Она смотрела на Борю во все глаза.
Чтобы попасть к дому Гошиного и Бориного детства, нам пришлось найти дыру в элитном заборе, поставленном новыми элитными жильцами.
За забором обнаружился самый обычный старый двор. Лабиринты гаражей и деревянных сарайчиков, свежевыкрашенный низкий бордюр, лавки, кусты. Только двери на подъездах железные да окна пластиковые, а так – привет, восьмидесятые, нам было с вами хорошо.
Боря с Гошей наперебой вспоминали, как играли среди этих гаражей-сарайчиков целыми днями.
– Однажды Боря отлично спрятался в чужом сарае, но пришел хозяин и запер дверь. Игра несколько затянулась.
– А Гойко как-то ночевал в шалаше, который мы днем построили. Утром его мать пошла на работу, думала, сын спокойно спит дома. Выходит во двор – и тут из шалаша высовывается знакомая голова…
В Ростов мы приехали вечером. Встретились с мамой, Владимиром Леонидовичем и мальчиками и вместе пошли ужинать – в ресторан, который нашел Боря.
Оказалось, что в ресторане живая музыка. И не только живая, но и хорошая. Певица, курносая девушка с миллионом сережек в одном ухе, пела старые английские и американские хиты с рок-н-ролльным задором, и голос у нее был сильный, глубокий.
В перерыве, когда курносая певица вышла на улицу покурить или выпить воды, Гоша, взглянув на меня нерешительно, встал:
– Я пойду с ней поговорю, ничего? Мне кажется, ей нужно петь не только в ресторане.
– Иди, конечно, – рассмеялась я.
И он пошел, а я осталась. Должна была, по идее, кипеть от ревности, но почему-то не кипела и вообще думала о другом. О любви к своей работе.
О том, как Гоша слушает молодых музыкантов и улыбается. Как мама готовится к лекциям и прочитывает их губами, репетирует. Как Владимир Леонидович не выключает телефон, потому что ему могут позвонить пациенты. Как Жозефина изучает состав йогурта, за который отвечает. Как Анна Иосифовна откладывает книжку, выпрямляется и с улыбкой, и достоинством принимает чье-то пальто.
Заниматься своим делом – это счастье.
Милана Кармашкина недавно уволила меня – точнее, закрыла проект «Чудо в кармашке» и решила теперь учиться верховой езде. А я даже не расстроилась. Приеду из Ялты – вот тогда и расстроюсь.
– Вон тот мужик похож на твоего отца, – шепотом сказала мама, наклонившись ко мне, и махнула куда-то влево.

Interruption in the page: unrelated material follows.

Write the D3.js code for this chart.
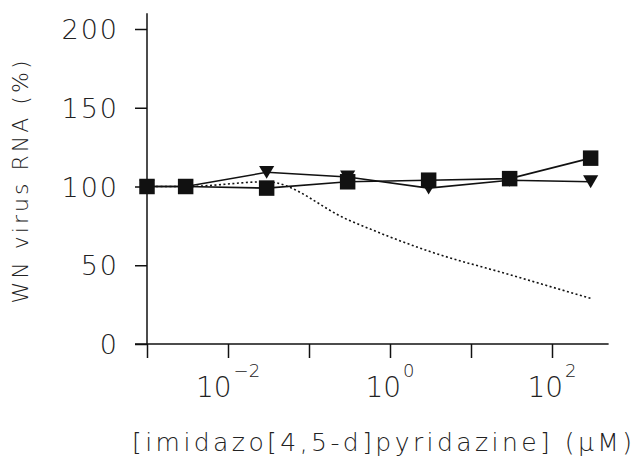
<!DOCTYPE html>
<html>
<head>
<meta charset="utf-8">
<script src="https://cdn.jsdelivr.net/npm/d3@7"></script>
<style>
  body { margin: 0; background: #fff; }
  text { font-family: "DejaVu Sans", sans-serif; fill: #222; font-weight: 200; }
</style>
</head>
<body>
<div id="chart"></div>
<script>
(function() {
var WIDTH = 638;
var HEIGHT = 465;

// concentrations (uM) and % of WN virus RNA
var conc = [0.001, 0.003, 0.03, 0.3, 3, 30, 300];
var squares = [100, 100, 99, 103, 104, 105, 118];
var triangles = [100, 100, 109, 106, 99, 104, 103];
var dotted = [100, 100, 103, 79, 59, 44, 29];
var dottedConc = [0.001, 0.003, 0.03, 0.3, 3, 30, 300];

var yTicks = [0, 50, 100, 150, 200];
var xTicks = [1e-3, 1e-2, 1e-1, 1e0, 1e1, 1e2];
var xLabels = [[1e-2, '\u22122'], [1e0, '0'], [1e2, '2']];

var svg = d3.select('#chart').append('svg')
  .attr('width', WIDTH)
  .attr('height', HEIGHT);

var x = d3.scaleLog().domain([1e-3, 1e2]).range([147, 552]);
var y = d3.scaleLinear().domain([0, 200]).range([344, 29]);

// y axis
var yAxis = svg.append('g')
  .attr('transform', 'translate(' + x(1e-3) + ',0)')
  .call(d3.axisLeft(y).tickValues(yTicks).tickSize(12).tickPadding(16));
yAxis.select('.domain').remove();
yAxis.selectAll('line').attr('stroke', '#111').attr('stroke-width', 1.5);
yAxis.selectAll('text')
  .attr('font-size', 27)
  .attr('letter-spacing', 2)
  .attr('font-family', '"DejaVu Sans", sans-serif')
  .attr('fill', '#222')
  .attr('dy', '0.36em');
svg.append('line')
  .attr('x1', x(1e-3)).attr('x2', x(1e-3))
  .attr('y1', y(0)).attr('y2', y(210))
  .attr('stroke', '#111').attr('stroke-width', 1.5);

// x axis
var xAxis = svg.append('g')
  .attr('transform', 'translate(0,' + y(0) + ')')
  .call(d3.axisBottom(x).tickValues(xTicks).tickSize(14).tickFormat(''));
xAxis.select('.domain').remove();
xAxis.selectAll('line').attr('stroke', '#111').attr('stroke-width', 1.5);
svg.append('line')
  .attr('x1', x(1e-3) - 12).attr('x2', x(500))
  .attr('y1', y(0)).attr('y2', y(0))
  .attr('stroke', '#111').attr('stroke-width', 1.5);

xLabels.forEach(function(d) {
  var t = svg.append('text')
    .attr('x', x(d[0]))
    .attr('y', 397)
    .attr('text-anchor', 'middle');
  t.append('tspan').attr('font-size', 28).text('10');
  t.append('tspan').attr('font-size', 18).attr('dx', 2).attr('dy', -20).text(d[1]);
});

// titles
svg.append('text')
  .attr('transform', 'translate(28,182) rotate(-90)')
  .attr('text-anchor', 'middle')
  .attr('font-size', 22)
  .attr('textLength', 243)
  .attr('lengthAdjust', 'spacing')
  .text('WN virus RNA (%)');

svg.append('text')
  .attr('x', 382)
  .attr('y', 451)
  .attr('text-anchor', 'middle')
  .attr('font-size', 25)
  .attr('textLength', 500)
  .attr('lengthAdjust', 'spacing')
  .text('[imidazo[4,5-d]pyridazine] (\u03bcM)');

// series
var line = d3.line()
  .x(function(d) { return x(d[0]); })
  .y(function(d) { return y(d[1]); });

var curve = d3.line()
  .x(function(d) { return x(d[0]); })
  .y(function(d) { return y(d[1]); })
  .curve(d3.curveMonotoneX);

svg.append('path')
  .datum(d3.zip(dottedConc, dotted))
  .attr('d', curve)
  .attr('fill', 'none')
  .attr('stroke', '#111')
  .attr('stroke-width', 1.6)
  .attr('stroke-dasharray', '2,2.5');

svg.append('path')
  .datum(d3.zip(conc, triangles))
  .attr('d', line)
  .attr('fill', 'none')
  .attr('stroke', '#111')
  .attr('stroke-width', 1.6);

svg.append('path')
  .datum(d3.zip(conc, squares))
  .attr('d', line)
  .attr('fill', 'none')
  .attr('stroke', '#111')
  .attr('stroke-width', 1.6);

var triDown = {
  draw: function(ctx, size) {
    var w = Math.sqrt(size) * 1.1, h = w * 0.85;
    ctx.moveTo(-w / 2, -h / 2);
    ctx.lineTo(w / 2, -h / 2);
    ctx.lineTo(0, h / 2);
    ctx.closePath();
  }
};

svg.selectAll('.tri')
  .data(d3.zip(conc, triangles))
  .enter().append('path')
  .attr('class', 'tri')
  .attr('transform', function(d) { return 'translate(' + x(d[0]) + ',' + y(d[1]) + ')'; })
  .attr('d', d3.symbol().type(triDown).size(190))
  .attr('fill', '#111');

svg.selectAll('.sq')
  .data(d3.zip(conc, squares))
  .enter().append('path')
  .attr('class', 'sq')
  .attr('transform', function(d) { return 'translate(' + x(d[0]) + ',' + y(d[1]) + ')'; })
  .attr('d', d3.symbol().type(d3.symbolSquare).size(240))
  .attr('fill', '#111');
})();
</script>
</body>
</html>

– На какого? – Я вздрогнула от неожиданности.
– На биологического, – пожала плечами мама. Кажется, она сегодня переусердствовала с шампанским.
– Того, который на старой фотографии? Твоего профессора? – решила я охладить ее пыл своими тайными знаниями.
– Да нет, ты что, – замахала мама руками. – Как ты могла подумать!
– Ну, он рыжий, – аргументировала я.
– Мало ли кто рыжий! Эдуард Евгеньевич Луговской – прекрасный человек. Прекрасный. Очень мне помог тогда. Но он тебе не отец…
– Ладно-ладно, верю!
– …он твой дедушка! – радостно закончила мама.
Я тупо уставилась на нее. Ну привет.
– Да-да, дедушка! – закивала мама. – У меня был роман с сокурсником. Звали его Генка Луговской. Сын профессора, красивый, но дурной. Вон как тот мужик.
И она снова махнула влево. Никого, кроме пятерых шумных дам, я там не заметила.
– Генка меня бросил, институт тоже бросил. Эдуард Евгеньевич пытался его образумить, вернуть – не вышло. Хотел участвовать в твоем воспитании – но тут уже я уперлась. Гордая была. Он поначалу настаивал, потом перестал. Но помог мне защититься, устроил преподавать на своей кафедре.
– Генка, – повторяла я. – Значит, Генка Луговской.
– Ага, – легко согласилась мама. – Технически ты действительно Антонина Геннадьевна. Здорово, правда?